Considering Trump’s obviously stunted skills at management of this variety, my hunch is the incongruent desires of these coalition partners, and the limited mechanisms available to reconcile them, will increasingly come to undermine this coalition and it’s ability to consolidate power.1 And the one I keep coming back to is the rich part of the coalition’s hatred for labor. I don’t mean this exclusively in terms of “organized labor” (read unions), I mean they hate those who work for a living. This shows up everywhere in their worldview: dreams of automation; rigid occupational hierarchies; wage dampening; tax “efficiency”; benefits cuts; etc.; etc.
And this is the rub when it comes to authoritarian consolidation: it’s labor intensive. Sure, the tech guys will tell you how you can run a full-service authoritarian regime with just some algorithms and (ironically enough) H1-B coders. But as the DOGE wrecking crew discovered destruction is the easy part. Organizing something vaguely functional is hard. This is the problem would-be authoritarian consolidators face.2
Sure, Congress can chuck you $75bn to recruit and arm a broadly unaccountable force of out of shape yahoos. But as successive administrative regimes have found in poorly defined foreign adventures in state building, consolidating and maintaining power, especially when parts of the “governed” don’t like you, is only achieved through mass labor mobilization. Think North Korea, East Germany, the USSR, China. It takes a lot, I mean A LOT of people to manage consolidation and ongoing coordination and repression beyond initial displays of force.

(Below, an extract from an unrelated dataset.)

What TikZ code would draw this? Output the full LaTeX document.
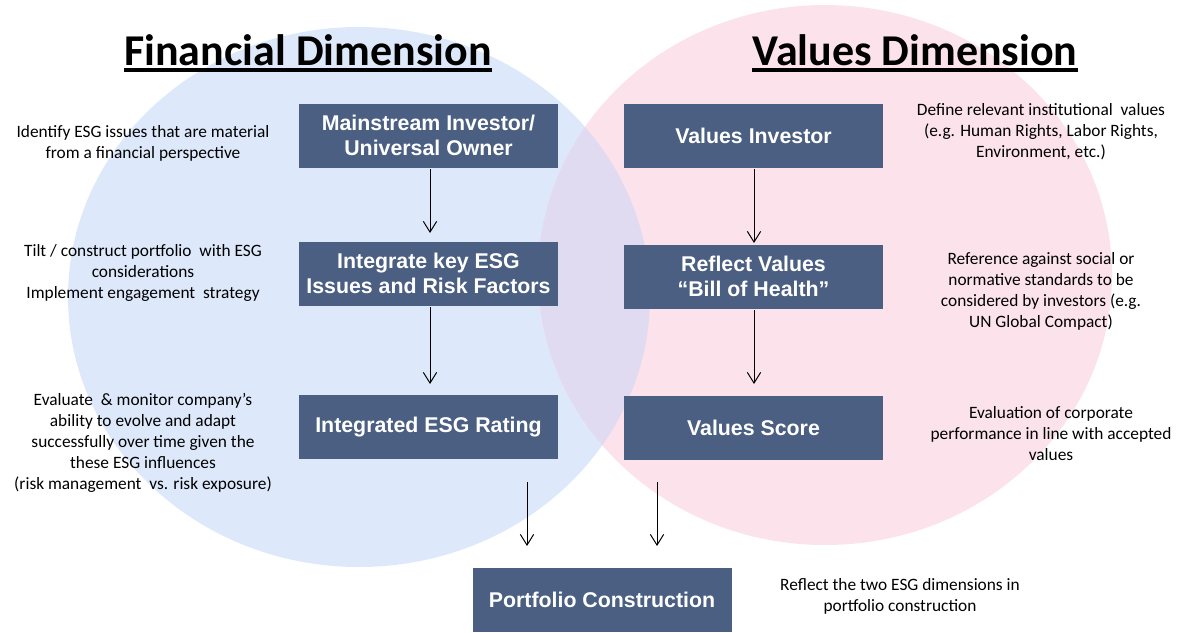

Given the overt, active, focused hatred of labor that The Rich parts of the coalition harbor and the limited mechanisms available to reconcile this with the requirements to actually consolidate authoritarian control offer a glimmer of hope. Of course, this faction may come to see the vital role that mass state employment plays in the early stages of consolidation. Or they come frame these workers into some sort of appropriate hierarchy. But I have yet to see any sort of coordinating mechanism being developed to make these changes possible. No frame bridging. No leadership cues. It just festers. And damped differences can only linger for so long.
So while this coalition is presently sustaining a pretty destructive regime, the long-term viability of its agenda is threatened by these unresolved differences. This offers me a little hope about how it may end.
This doesn’t lessen the damage they’ll inflict. In fact, the more chaotic it becomes, the worse things will likely get. But challenges of this variety do constrain coalition’s ability to sustain themselves over time.
Not denying that information technologies may be handy tools for managing authoritarian regimes. But they’re tools not totalities.